What the task asks.
In the material below, please retype the lines from the very first through the one with "errors = [0.03, 0.37, 1.23, 1.18, 0.08]", exactly and without pictures.

Dataset excerpt.
____
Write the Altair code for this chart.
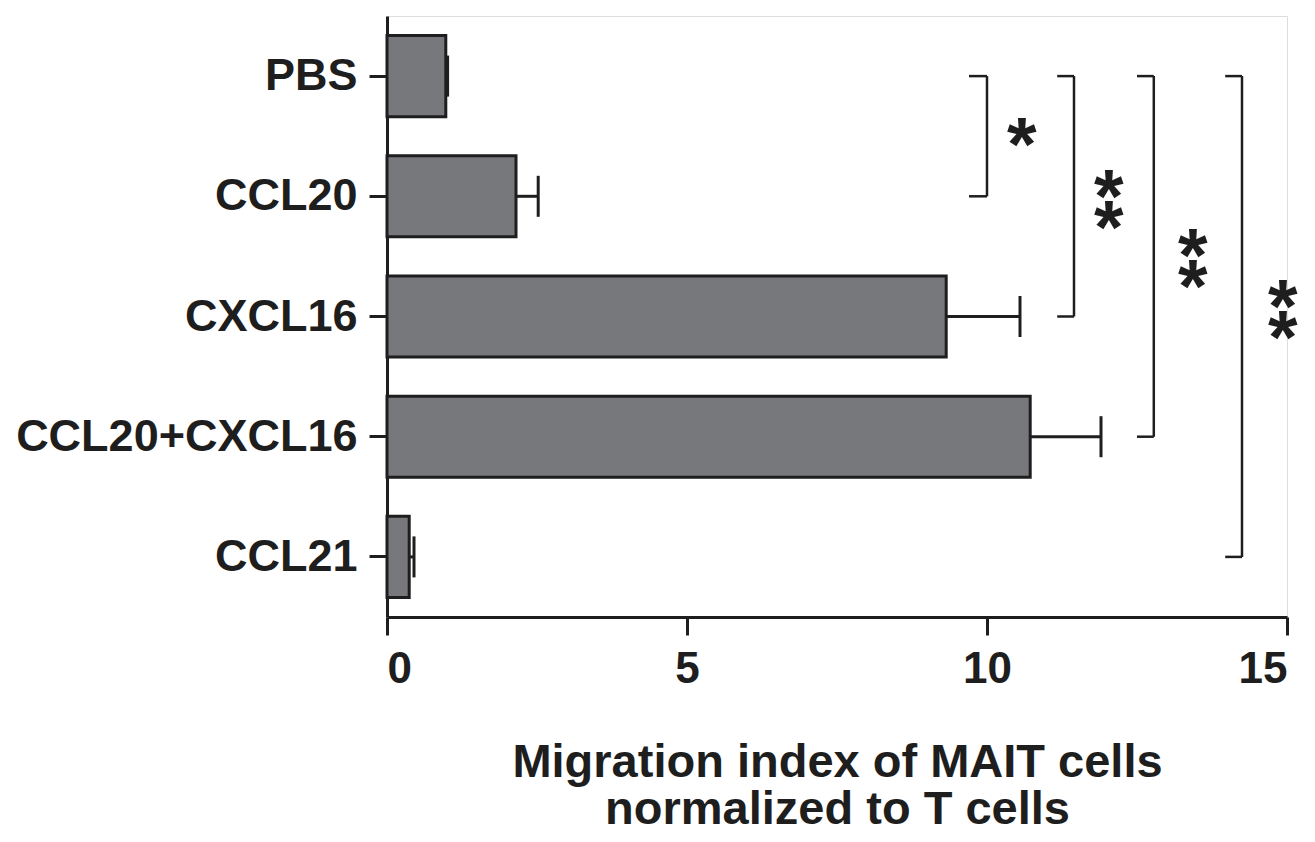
import altair as alt
import pandas as pd

# ---- data ----
categories = ["PBS", "CCL20", "CXCL16", "CCL20+CXCL16", "CCL21"]
means = [0.98, 2.15, 9.32, 10.72, 0.37]
errors = [0.03, 0.37, 1.23, 1.18, 0.08]

# significance brackets (PBS vs. each group)
bracket_from = ["PBS", "PBS", "PBS", "PBS"]
bracket_to = ["CCL20", "CXCL16", "CCL20+CXCL16", "CCL21"]
bracket_x = [10.0, 11.45, 12.78, 14.25]
bracket_arm = [9.7, 11.17, 12.5, 13.97]

# significance stars: x in data units, y in category-index units (0 = PBS)
single_star_x = [10.58]
single_star_y = [0.49]
double_star_x = [12.03, 13.43, 14.93]
double_star_y = [1.02, 1.51, 1.94]

x_ticks = [0, 5, 10, 15]
x_title = ["Migration index of MAIT cells", "normalized to T cells"]

FONT = "Liberation Sans"
INK = "#1e1e1e"
BAR = "#77787c"

df = pd.DataFrame({"category": categories, "mean": means, "err": errors})
df["hi"] = df["mean"] + df["err"]

br = pd.DataFrame({"from": bracket_from, "to": bracket_to, "bx": bracket_x, "arm": bracket_arm})
arms = pd.concat([
    pd.DataFrame({"cat": bracket_from, "bx": bracket_x, "arm": bracket_arm}),
    pd.DataFrame({"cat": bracket_to, "bx": bracket_x, "arm": bracket_arm}),
])
s1 = pd.DataFrame({"label": ["*"] * len(single_star_x), "sx": single_star_x, "sy": single_star_y})
s2 = pd.DataFrame({"label": ["*\n*"] * len(double_star_x), "sx": double_star_x, "sy": double_star_y})

xscale = alt.Scale(domain=[0, 15], nice=False, zero=True)
yscale = alt.Scale(domain=categories, paddingInner=0.325, paddingOuter=0.1625)
idx_scale = alt.Scale(domain=[-0.5, 4.5], reverse=True, nice=False, zero=False)

x_axis = alt.Axis(
    values=x_ticks, format="d", title=x_title, grid=False,
    domainColor=INK, domainWidth=3, tickColor=INK, tickWidth=3, tickSize=18,
    labelFont=FONT, labelFontSize=44, labelFontWeight="bold", labelColor=INK, labelPadding=12,
    titleFont=FONT, titleFontSize=47, titleFontWeight="bold", titleColor=INK,
    titlePadding=48, titleLineHeight=47,
)
y_axis = alt.Axis(
    title=None, grid=False, labelLimit=0,
    domainColor=INK, domainWidth=3, tickColor=INK, tickWidth=3, tickSize=18,
    labelFont=FONT, labelFontSize=45, labelFontWeight="bold", labelColor=INK, labelPadding=12,
)

bars = alt.Chart(df).mark_bar(color=BAR, stroke=INK, strokeWidth=3).encode(
    x=alt.X("mean:Q", scale=xscale, axis=x_axis),
    y=alt.Y("category:N", sort=categories, scale=yscale, axis=y_axis),
)
err = alt.Chart(df).mark_rule(color=INK, strokeWidth=3).encode(
    x="mean:Q", x2="hi:Q", y=alt.Y("category:N", sort=categories),
)
caps = alt.Chart(df).mark_tick(color=INK, thickness=3, size=41, opacity=1).encode(
    x="hi:Q", y=alt.Y("category:N", sort=categories),
)
vlines = alt.Chart(br).mark_rule(color=INK, strokeWidth=2.5).encode(
    x="bx:Q", y=alt.Y("from:N", sort=categories), y2="to:N",
)
arm_lines = alt.Chart(arms).mark_rule(color=INK, strokeWidth=2.5).encode(
    x="arm:Q", x2="bx:Q", y=alt.Y("cat:N", sort=categories),
)
main = alt.layer(bars, err, caps, vlines, arm_lines)

star1 = alt.Chart(s1).mark_text(
    font=FONT, fontSize=76, fontWeight="bold", color=INK,
    align="center", baseline="middle", dy=12,
).encode(
    x=alt.X("sx:Q"),
    y=alt.Y("sy:Q", scale=idx_scale, axis=None),
    text="label:N",
)
star2 = alt.Chart(s2).mark_text(
    font=FONT, fontSize=76, fontWeight="bold", color=INK,
    align="center", baseline="middle", lineBreak="\n", lineHeight=31, dy=0,
).encode(
    x=alt.X("sx:Q"),
    y=alt.Y("sy:Q", scale=idx_scale, axis=None),
    text="label:N",
)

chart = alt.layer(main, star1, star2).resolve_scale(y="independent").properties(
    width=900, height=601,
    autosize=alt.AutoSizeParams(type="none"),
    padding={"left": 379, "top": 8, "right": 20, "bottom": 218},
).configure_view(stroke=None).configure(background="white")

chart.save("out.html", embed_options={"renderer": "svg", "actions": False})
____
Exercise response.
Write the Altair code for this chart.
import altair as alt
import pandas as pd

# ---- data ----
categories = ["PBS", "CCL20", "CXCL16", "CCL20+CXCL16", "CCL21"]
means = [0.98, 2.15, 9.32, 10.72, 0.37]
errors = [0.03, 0.37, 1.23, 1.18, 0.08]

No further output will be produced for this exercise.